È morto Pelé, addio a “O Rey”. La leggenda del calcio aveva 82 anni
O Rey è morto. La leggenda del calcio brasiliano Edson Arantes do Nascimento, per tutto il mondo Pelé, si è spenta a 82 anni, dopo l’ennesimo ricovero periodico all’ospedale Albert Einstein di San Paolo, dove a settembre 2021 è stato sottoposto a un intervento chirurgico per un sospetto cancro al colon. Dopo l’operazione, Pelé aveva continuato le cure, ma negli ultimi tempi i medici sostenevano che non rispondesse più adeguatamente alle terapie. L’ultimo ricovero risale al 29 novembre per un ciclo di cure. Durante la permanenza in ospedale, Pelé aveva anche contratto il Covid. Ad annunciare la scomparsa del campione è stata la famiglia con un post su Instagram: «Tutto ciò che siamo, è grazie a te. Ti amiamo infinitamente. Riposa in pace».
Le origini
Con la morte di Pelé il calcio perde una delle icone più importanti della sua storia. Nel 1940 a Três Corações, nella regione del Minais Gerais, nel sud del Brasile, nasce Edson Arantes do Nascimento. I genitori, l’ex calciatore Dondinho, e la madre Maria Celeste Arantes, lo chiamavano Dico, come tutti i suoi parenti da piccolo. Le origini del nome Pelé, infatti, non derivano dal soprannome affibbiato da un compagno di scuola, ma da sfottò dei suoi amici per farlo arrabbiare: il nome è la storpiatura di quello di un portiere, Bilé. Le origini piuttosto umili di Pelé lo portano a svolgere i più diversi lavori già da bambino. Guadagna qualche soldo in più per casa lustrando scarpe. La povertà della sua famiglia era importante al punto che quando iniziò a giocare a calcio, su suggerimento del padre, sostituì il pallone che non poteva permettersi con una palla di stracci tenuti da lacci. Si dice che spesso usava pure un frutto di mango. L’alone di leggenda che circonda la figura di Pelé è ciò che forse lo ha reso affascinante col trascorrere del tempo. Dai suoi esordi, il successo che raggiunse contribuì a portare la Nazionale del Brasile in vetta al calcio globale, superando le allora accreditate squadre di Argentina e Uruguay, veri e propri padroni del calcio sudamericano fino agli anni Cinquanta.
Una vita da leggenda
In 20 anni di carriera Pelé ha vinto tutto, specie col suo Santos, dove è cresciuto come nessuno dopo il provino svolto quando era 15enne. Col Brasile è riuscito a diventare l’unico calciatore della storia a trionfare in tre edizioni della Coppa del Mondo, che quando giocava lui era intitolata ancora a Rimet. Pelé è stato in grado di rivoluzionare anche il gioco, non solo per le prodezze e i record dei “Mille Gol” e tocchi di classe, come il drible da vaca, ma anche per visione di gioco. Gianni Brera scriveva nel 1998, dal libro su Garrincha, con il quale in coppia il Brasile non hai perso una partita ufficiale:
Pelé vede il gioco suo e dei compagni lascia duettare in affondo chi assume l’iniziativa dell’attacco e, scattando a fior d’erba, arriva a concludere. Mettete tutti gli assi che volete in negativo, poneteli uno sull’altro: esce una faccia nera, un par di cosce ipertrofiche e un tronco nel quale stanno due polmoni e un cuore perfetti.

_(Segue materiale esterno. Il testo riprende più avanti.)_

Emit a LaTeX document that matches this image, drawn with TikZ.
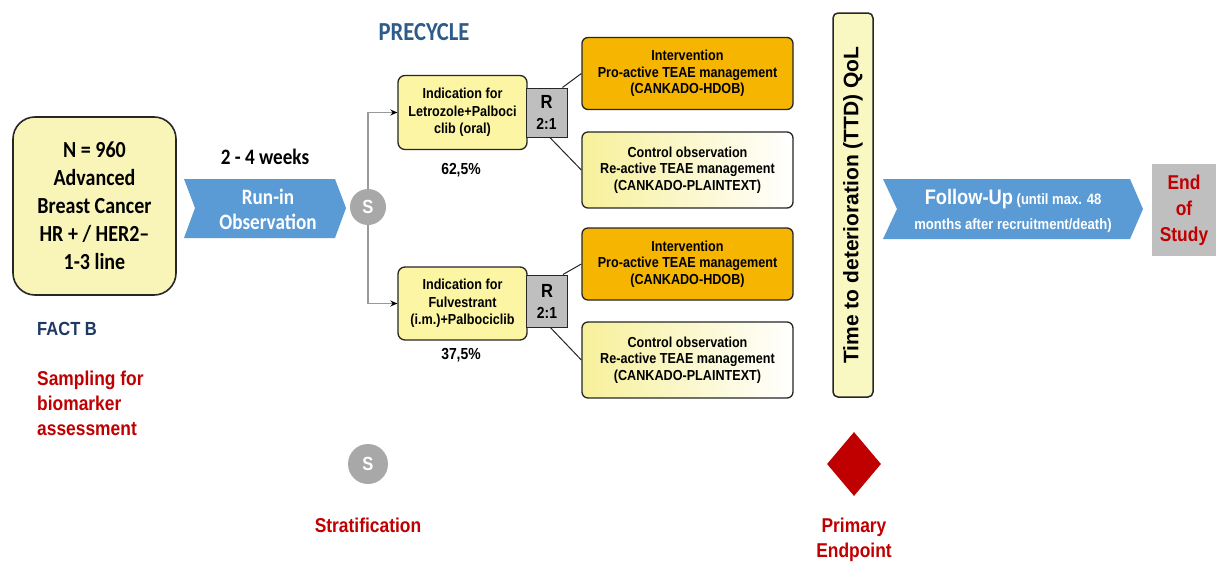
\documentclass[tikz,border=0pt]{standalone}
\usepackage{fontspec}
\setmainfont{Liberation Sans}
\newfontfamily\ari[FakeStretch=0.87]{Liberation Sans}
\newfontfamily\arr{Liberation Sans}
\newfontfamily\carfont[FakeStretch=0.87]{Carlito}
\usetikzlibrary{shapes.geometric,arrows.meta,calc}
\newcommand\myfs[2]{\fontsize{#1}{#2}\selectfont}
\definecolor{leftyel}{HTML}{F9F5B8}
\definecolor{indyel}{HTML}{FCF6A4}
\definecolor{ctrlyel}{HTML}{F7F09A}
\definecolor{intor}{HTML}{F5B500}
\definecolor{chevblue}{HTML}{5B9BD5}
\definecolor{circgray}{HTML}{A8A8A8}
\definecolor{boxgray}{HTML}{BFBFBF}
\definecolor{redtxt}{HTML}{C00000}
\definecolor{precol}{HTML}{2E5C8A}
\definecolor{factcol}{HTML}{1F3864}
\definecolor{ttdyel}{HTML}{FAF8C2}
\definecolor{edge}{HTML}{262626}
\begin{document}
\begin{tikzpicture}[x=1pt,y=-1pt,
  leftbox/.style={draw=edge, line width=1.6pt, fill=leftyel, rounded corners=22pt,
    minimum width=163pt, minimum height=178pt, align=center, inner sep=0pt,
    font=\carfont\bfseries\myfs{23}{28}},
  indbox/.style={draw=edge, line width=1.3pt, fill=indyel, rounded corners=7pt,
    minimum width=129pt, minimum height=74pt, align=center, inner sep=0pt,
    font=\ari\bfseries\myfs{14.5}{17.5}},
  rbox/.style={draw=edge, line width=1pt, fill=boxgray, minimum width=41pt,
    align=center, inner sep=0pt, font=\ari\bfseries\myfs{19}{21}},
  intbox/.style={draw=edge, line width=1.3pt, fill=intor, rounded corners=6pt,
    minimum width=211pt, minimum height=72pt, align=center, inner sep=0pt,
    font=\ari\bfseries\myfs{14.5}{16.5}},
  ctrlbox/.style={draw=edge, line width=1.3pt, left color=ctrlyel, right color=white,
    rounded corners=6pt, minimum width=211pt, minimum height=76pt, align=center,
    inner sep=0pt, font=\ari\bfseries\myfs{14.5}{16.5}},
  pct/.style={font=\ari\bfseries\myfs{16}{18}, inner sep=0pt},
  chev/.style={fill=chevblue},
  chevtext/.style={text=white, align=center, inner sep=0pt},
  scirc/.style={circle, fill=circgray, text=white, inner sep=0pt,
    font=\ari\bfseries\myfs{19}{20}},
  redlabel/.style={text=redtxt, font=\ari\bfseries\myfs{20}{25}, inner sep=0pt},
  gline/.style={draw=black!40, line width=1.2pt, -{Stealth[length=7pt,width=6pt,black]}},
  rline/.style={draw=edge, line width=1pt},
]
\useasboundingbox (0,0) rectangle (1216,562);
\fill[white] (0,0) rectangle (1216,562);

% population box
\node[leftbox] (pop) at (94.5,206) {N = 960\\Advanced\\Breast Cancer\\HR + / HER2–\\1-3 line};
\node[font=\carfont\bfseries\myfs{22}{26}, inner sep=0pt] (weeks) at (265,157) {2 - 4 weeks};

% run-in chevron
\fill[chev] (184,179) -- (335,179) -- (346,208) -- (335,238) -- (184,238) -- (195,208) -- cycle;
\node[chevtext, font=\carfont\bfseries\myfs{22}{25}] (runin) at (268,209) {Run-in\\Observation};

% stratification circle
\node[scirc, minimum size=36pt] (s1) at (368,207) {S};

\node[text=precol, font=\carfont\bfseries\myfs{26}{28}, inner sep=0pt] (pre) at (424,32) {PRECYCLE};

% upper arm
\node[indbox] (ind1) at (462.5,112.5) {Indication for\\Letrozole+Palboci\\clib (oral)};
\node[pct] (p1) at (461,170) {62,5\%};
\node[intbox] (int1) at (687.5,73.5) {Intervention\\Pro-active TEAE management\\(CANKADO-HDOB)};
\node[ctrlbox] (ctrl1) at (687.5,170) {Control observation\\Re-active TEAE management\\(CANKADO-PLAINTEXT)};
\node[rbox, minimum height=49pt] (r1) at (546.5,112.5) {R\\{\myfs{16}{19}2:1}};
\draw[rline] ($(r1.north west)!0.88!(r1.north east)$) -- (int1.west);
\draw[rline] ($(r1.south west)!0.58!(r1.south east)$) -- (ctrl1.west);

% lower arm
\node[indbox, minimum height=73pt] (ind2) at (462.5,303.5) {Indication for\\Fulvestrant\\(i.m.)+Palbociclib};
\node[pct] (p2) at (461,355) {37,5\%};
\node[intbox] (int2) at (687.5,264) {Intervention\\Pro-active TEAE management\\(CANKADO-HDOB)};
\node[ctrlbox] (ctrl2) at (687.5,360) {Control observation\\Re-active TEAE management\\(CANKADO-PLAINTEXT)};
\node[rbox, minimum height=52pt] (r2) at (547,301) {R\\{\myfs{16}{19}2:1}};
\draw[rline] ($(r2.north west)!0.88!(r2.north east)$) -- (int2.west);
\draw[rline] ($(r2.south west)!0.58!(r2.south east)$) -- (ctrl2.west);

% connectors from S
\draw[gline] (s1.north) |- (ind1.west);
\draw[gline] (s1.south) |- (ind2.west);

% TTD bar
\node[draw=edge, line width=1.5pt, fill=ttdyel, rounded corners=5pt, rotate=90,
  minimum width=384pt, minimum height=40pt, inner sep=0pt,
  font=\arr\bfseries\myfs{21}{24}] (ttd) at (853,205) {Time to deterioration (TTD) QoL};

% follow-up chevron
\fill[chev] (883,179) -- (1130,179) -- (1143,209) -- (1130,239) -- (883,239) -- (897,209) -- cycle;
\node[chevtext, font=\ari\bfseries\myfs{15}{25}] (fu) at (1013,211) {{\myfs{21}{25}Follow-Up} (until max. 48\\months after recruitment/death)};

% end of study
\node[fill=boxgray, minimum width=64pt, minimum height=92pt, align=center, inner sep=0pt,
  text=redtxt, font=\ari\bfseries\myfs{20}{26}] (end) at (1184,210) {End\\of\\Study};

% left labels
\node[text=factcol, font=\ari\bfseries\myfs{19}{22}, anchor=west, inner sep=0pt] (fact) at (37,329) {FACT B};
\node[redlabel, anchor=west, align=left] (samp) at (37,403) {Sampling for\\biomarker\\assessment};

% legend
\node[scirc, minimum size=40pt] (s2) at (368,464) {S};
\node[redlabel] (strat) at (368,525) {Stratification};
\node[diamond, fill=redtxt, minimum width=54pt, minimum height=64pt, inner sep=0pt] (dia) at (854,464) {};
\node[redlabel, align=center] (prim) at (854,540) {Primary\\Endpoint};
\end{tikzpicture}
\end{document}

Dopo l’avventura negli Stati Uniti con i Cosmos e il ritiro nel 1977, i suoi impegni come ambasciatore del gioco hanno realizzato il progetto della Fifa di espandere la disciplina rendendola globale. Il passare degli anni e i problemi di salute non gli hanno impedito di prestare il suo volto per le più svariate organizzazioni e campagne umanitarie. Di lui ha sempre detto che non è stato un buon padre: lascia diversi figli, tra cui Edson, in carcere per traffico di droga, e la moglie Marcia Aoki, nel ramo farmaceutico e terza compagna della sua vita dopo Rosemeri dos Reis Cholbi e la presentatrice Xuxa.